Recently, I was having some problems with the internal speakers on my Lenovo Thinkpad X201. Three times now, the internal speakers just stopped producing sound. The headphone jack worked, it's just the speakers which were silent. Nothing helped: fiddling with volume controls, reloading alsa modules, rebooting my laptop, nothing fixed the sound...

When trying to see if the speakers weren't physically broken, I discovered that booting into Windows actually fixed the problem and restored the sound from the speakers. It's of course a bit of a defeat to accept Windows a fix for my problem, but I was busy with other things, so it sufficed for a while.

When migrating my laptop to my new Intel SSD, I broke my Windows installation, so when the problem occured again, I had no choice but to actualy investigate it.

I'll skip right to the conclusion here: I had broken my sound by pressing the mute button on my keyboard... Now, before you think I'm stupid, I had of course checked my volume controls and the device really was unmuted!
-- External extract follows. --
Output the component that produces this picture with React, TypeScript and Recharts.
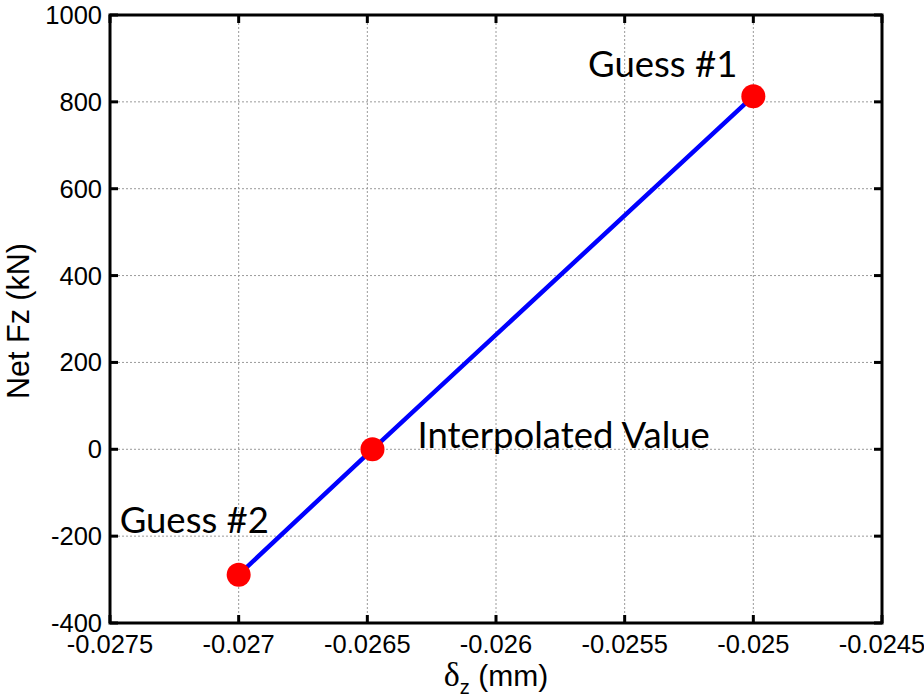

But it turns out the mute button in Thinkpads combined with Linux is a bit weird...

This is how you would expect a mute button to be implemented: You press the mute button, it sends a keypress to the operating system, which then tells the audio driver to mute.

X201 volume buttons

This is how it works on my Thinkpad: You press the mute button, causing the EC (embedded controller) in the thinkpad to directly mute the speakers. This is not visible from the normal volume controls in the software, since it happens on a very low level (though the thinkpad_acpi kernel module can be used to expose this special mute state through a /proc interface and special audio device).
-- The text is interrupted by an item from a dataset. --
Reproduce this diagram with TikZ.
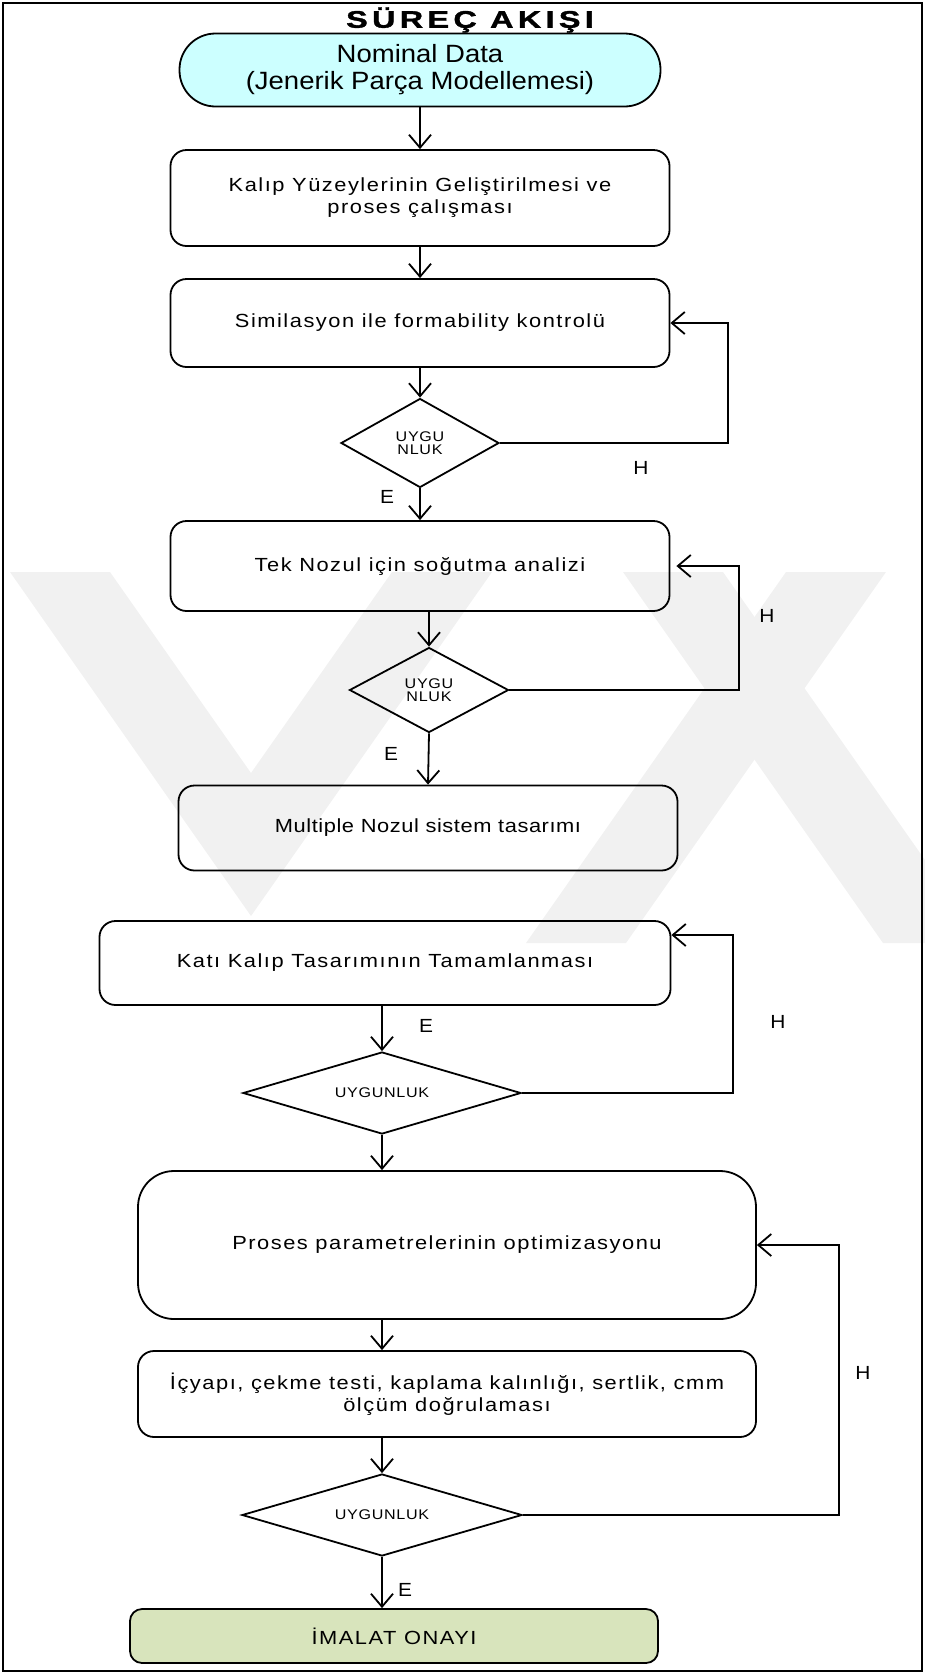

In addition to muting the speakers, it also sends a MUTE acpi keypress to the operating system. This keypress then causes the audio driver to mute the audio stream (actually, it's pulseaudio that does that).

Now, here's the fun part: If you now unmute the audio stream through the software volume controls, everything looks like it should work, but the hardware is still muted! It never occured to me to press the mute button again, since the volume wasn't muted (or at least didn't look like it).

I originally thought that the mute button handling was even more complex, when I found some register polling code that faked keypresses, but it seems that's only for older Thinkpads (phew!).

In any case, the bottom line is: If you have a Thinkpad whose speakers suddely stop working, try pressing the mute button!